I'm sure I really shouldn't be responding to this.  It seems an open 
invitation to start trouble, and that's not truly my intent.  I have to 
wonder why Glen wanted to be so knit-picky on my bug report.  Obviously, 
there isn't a 6.xx version out there, and won't be for a long time, so how 
many 0's preceed the version shouldn't matter.  Of course, I was 
impricise, and I'm sure that's where he was coming from, but I knew what 
version I had, just not where the .'s and 0's were placed, and didn't feel 
such a minor detail mattered, but excuse me for thinking on that.

Glen, I don't know if you're a developer, and thus were personally anoyed 
with my report or not, or if you felt my email was a classic instance of 
"what not to do" so felt obligated to use me to make an example.  In 
either case, I didn't appreciate it.  Neither the version, nor my 
description were so bad that I felt I was wasting anyone's time, and I had 
looked for previous versions not long before I posted that, and was 
supposed to have had an email telling me when the next updates were out 
(which I haven't recieved, so thanks on that end).
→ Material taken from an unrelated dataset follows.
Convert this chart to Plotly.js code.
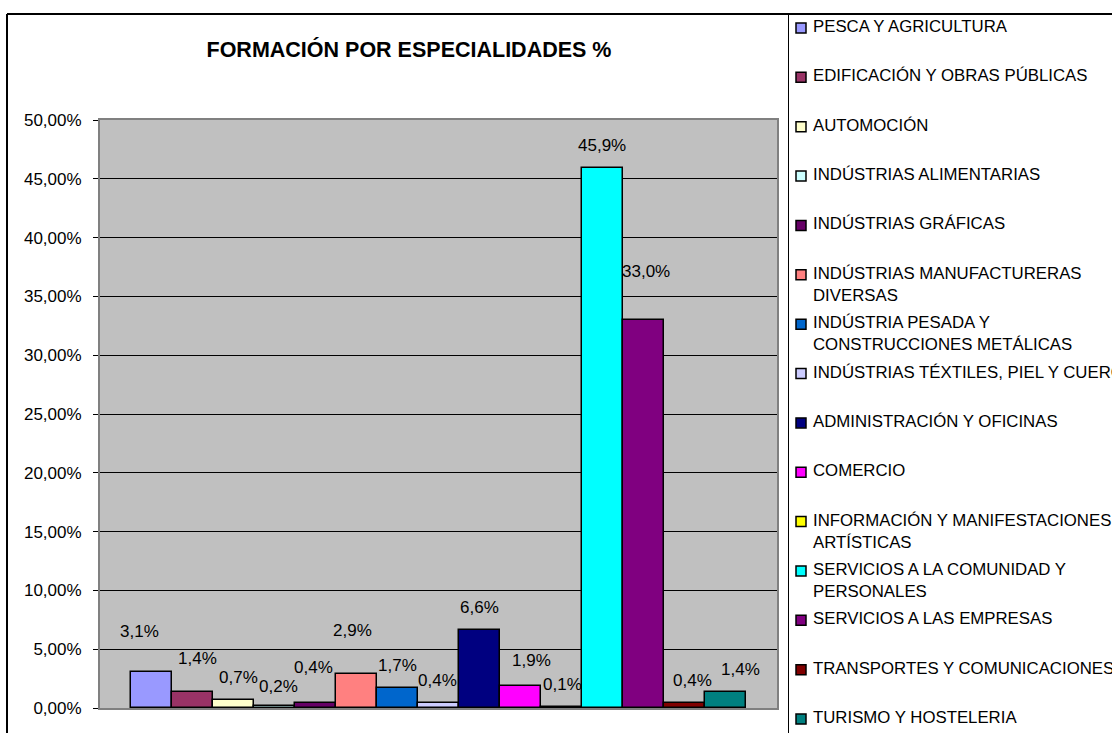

If you want code, here you go:

use Win32::GUI;

my( $Window, $Bitmap );

$Window = new Win32::GUI::Window(
-name => "Window",
-top => 0,
-left => 0,
-height => 300,
-width => 300
);

$Bitmap = new Win32::GUI::Bitmap( 'image.bmp' );

$Window->AddButton(
-name => "Button",
-top => 0,
-left => 0,
-height => 300,
-width => 300,
-bitmap => $Bitmap
);

$Window->Show();
Win32::GUI::Dialog();

sub Window_Terminate {
return -1;
}


That's the code which works.
Here's the code which doesn't.
I think, it will quickly become apparent, there was no need for all this 
:p

use Win32::GUI;

my( $Window, $Bitmap );

$Window = new Win32::GUI::Window(
-name => "Window",
-top => 0,
-left => 0,
-height => 300,
-width => 300
);

$Bitmap = new Win32::GUI::Bitmap( 'image.bmp' );

$Window->AddButton(
-name => "Button",
-top => 0,
-left => 0,
-height => 300,
-width => 300
);

$Window->Button->SetImage( $Bitmap );

$Window->Show();
Win32::GUI::Dialog();

sub Window_Terminate {
return -1;
}

Now, you ask why waste my time with this? No one wants to set an image 
after creation of a button anyways, right?
That was a simple example, sense examples seemed to be required, to point 
out what doesn't work :p

The intent of my code, which I worked with for weeks, mostly not having 
images show up before I figured out what actually worked and what didn't, 
was setting up a series of buttons which needed to change their images in 
certain instances.  I wanted to be able to use SetImage to get the buttons 
to change, rather than have to destroy the button, create a new button 
with the new image, etc.


Perhaps I am blowing this _way out of proportion, but I think my 
description matched the code above, and was far more concise.  

I won't waste your time again with reports,ough.  If you're that 
knit-picky, perhaps you need to find them yourself.